The story so far

Last week, The Lawyer reported that Linklaters is getting closer to Italian ally Gianni Origoni Grippo & Partners. The two firms have pledged to discuss a merger within the next two years as part of a revised joint venture agreement signed earlier this year. Rumours of a second invasion of Anglo-Saxon firms are rife as firms such as Shearman & Sterling and Latham & Watkins eye the rich pickings to be gained from deals such as the merger of Telecom Italia and Olivetti. The Italian government's proactive approach to securitisations, a thriving project finance market and new corporate and tax laws make Italy an attractive market for US and UK firms.

Phil Fletcher, London managing partner, Milbank Tweed Hadley & Wood
“We've been doing a lot of M&A and project finance work in Italy. It's a very important market for us, but our approach is to stay with the key relationship firms we've had for years, which include Bonelli, Grimaldi and Macchi Di Cellere e Gangemi. We think that's the best way to serve our clients and compete.”
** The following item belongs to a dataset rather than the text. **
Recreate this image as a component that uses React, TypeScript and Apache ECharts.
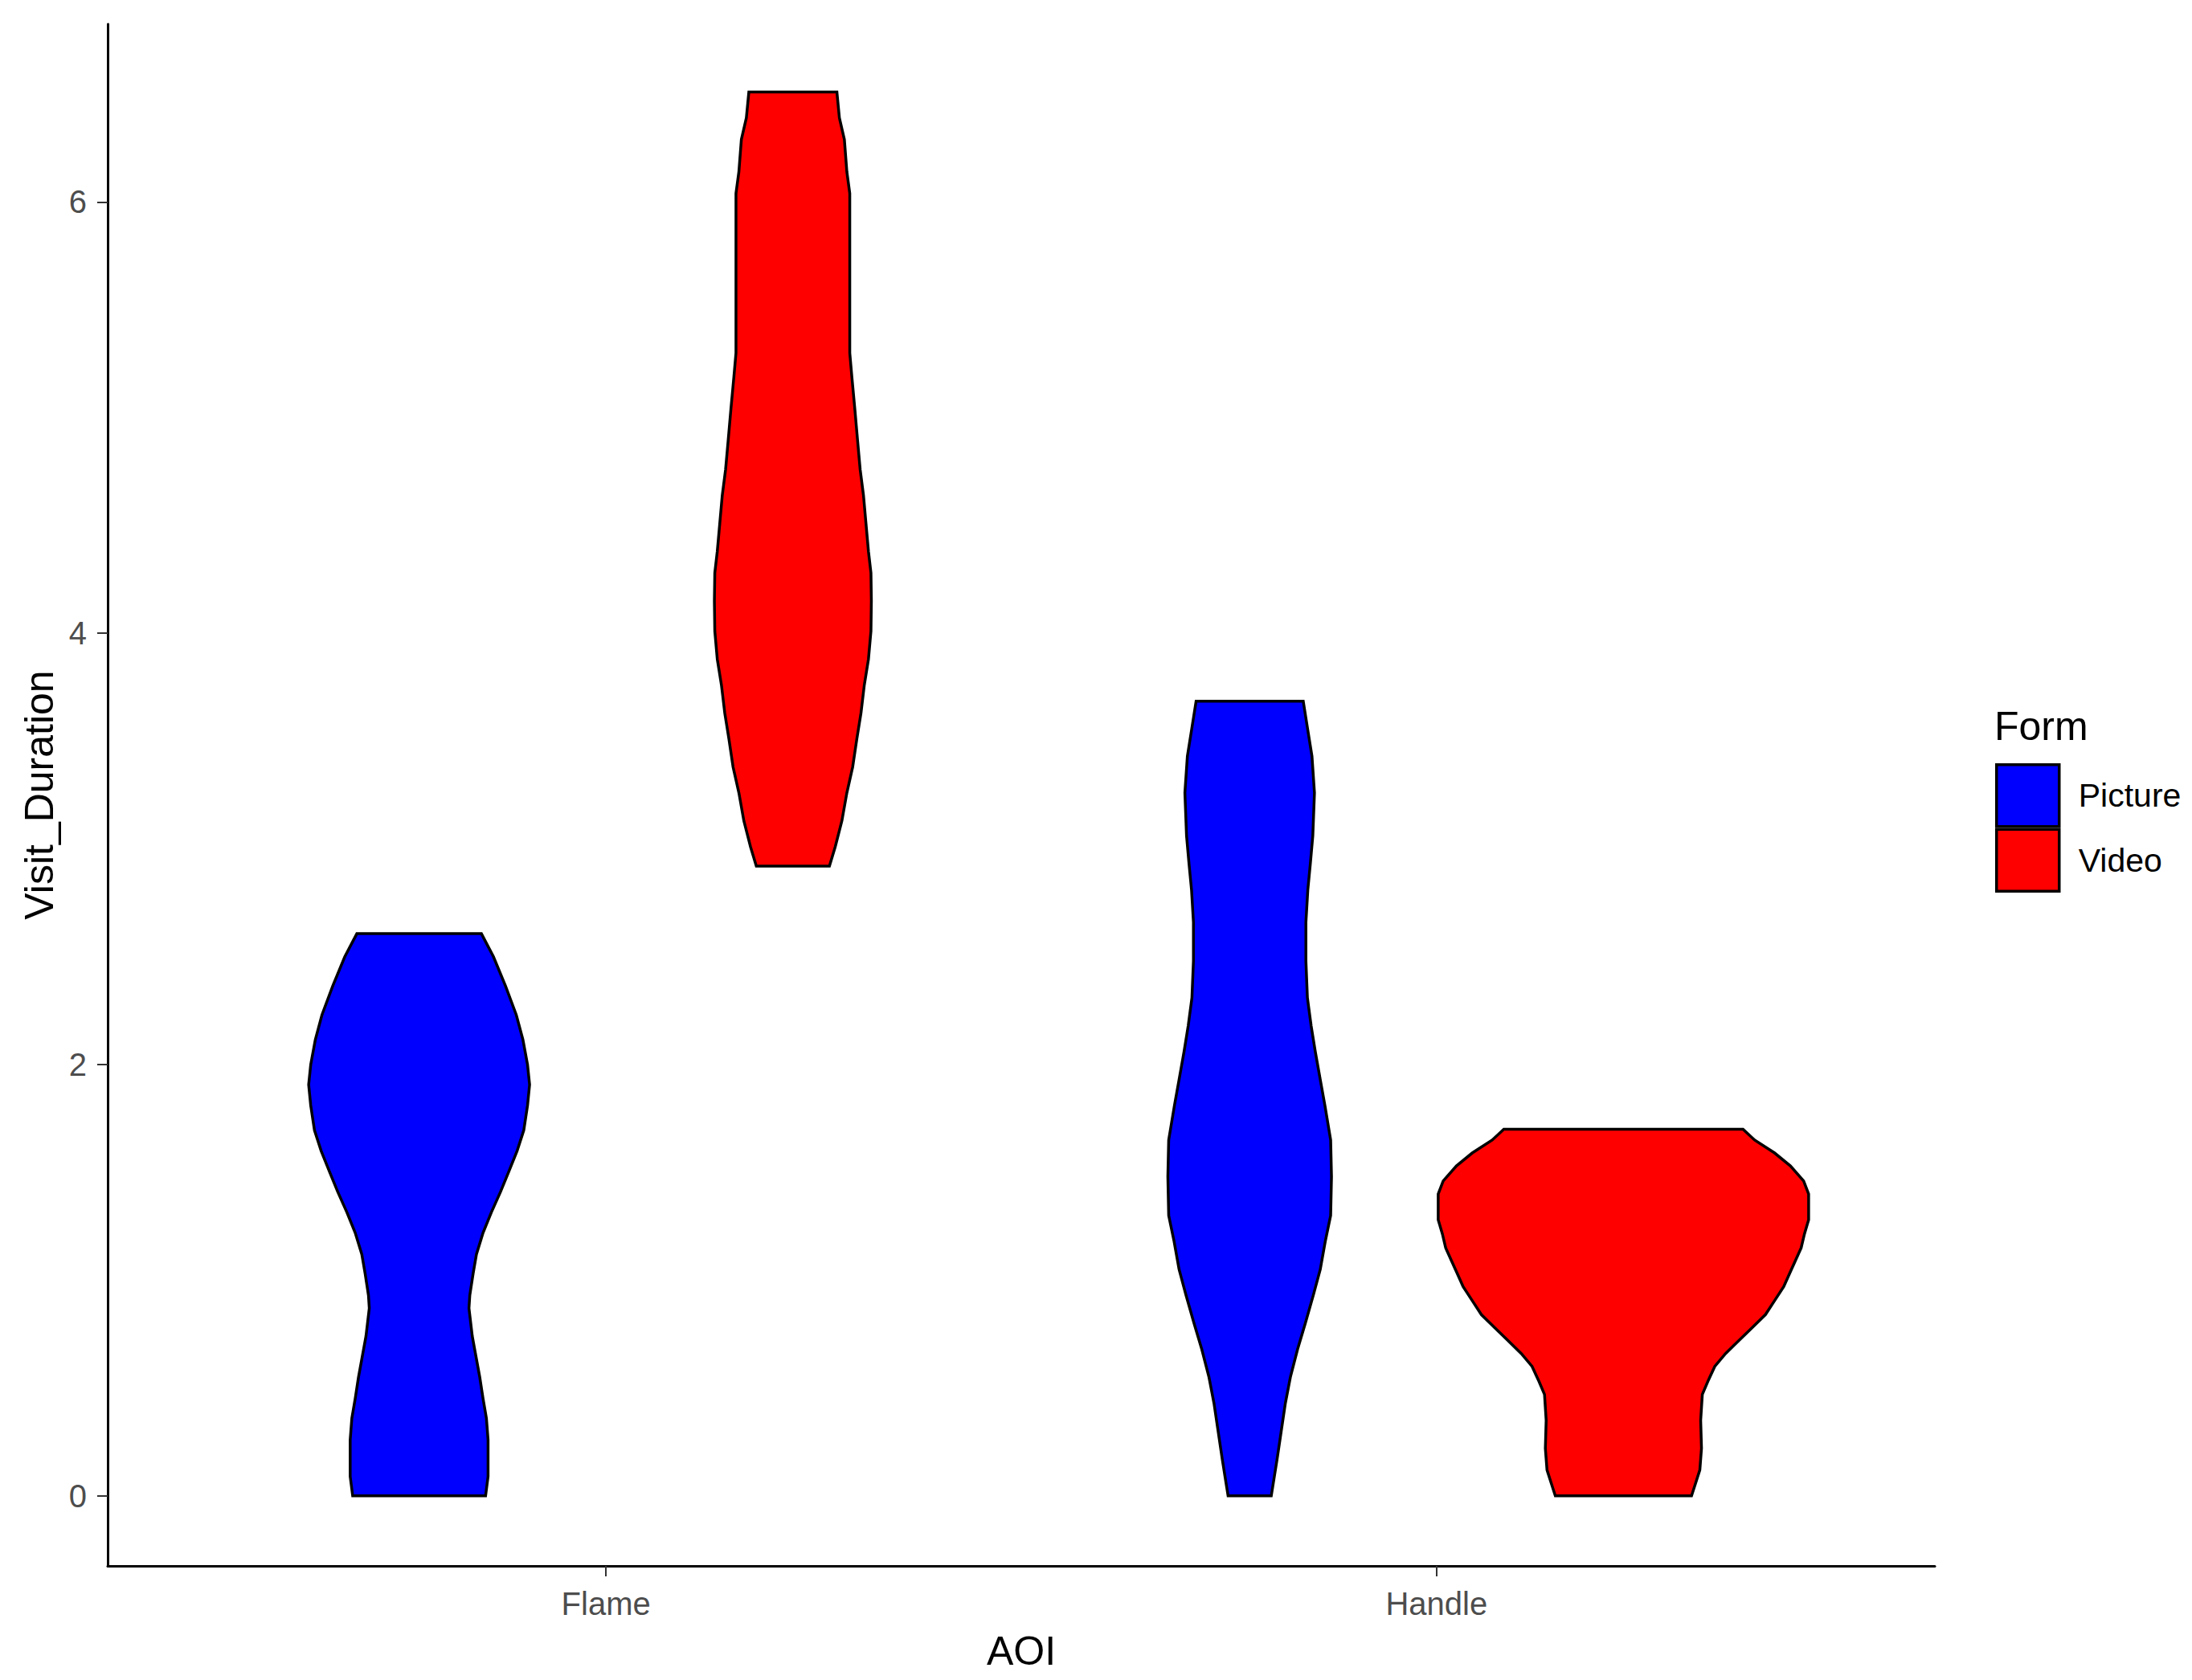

Stefano Sutti, managing partner, Studio Legale Sutti
“The firms that were successful in establishing practices in Italy were the ones which merged with established Italian practices such as Chiomenti for Freshfields or Grimaldi for Clifford Chance. Now that Clifford Chance has a foothold in the market it can probably survive the defection of Grimaldi and co. It's not easy to do for someone starting from scratch. Unless the stock exchange trend changes, the remaining areas of interest are privatisations and securitisations. We're in a worse position to compete with international firms. Merchant banks are likely to be based in New York or London and they will instruct their usual counsel – we're not even invited to beauty parade. The problem is that even the fees from that work are not enough to finance the cost of operating a large practice in Italy.”

David Kerr, chairman, Bird & Bird
“We looked at Italy very carefully [before opening an office there]. It is a very substantial economic market and that is reflected in the size of the deals that go on in Italy. That's one of the reasons we were so interested in it. It is one of the most important markets in Europe and it's natural for any firm that is trying to create a pan-European offering to want to be there. There are a lot of interesting developments in the Italian economy that make it even more attractive and one of them is the increasing privatisations and liberalisation under this government. I think there are all sorts of reasons why Anglo-Saxon firms are interested in cementing relationships in Italy.”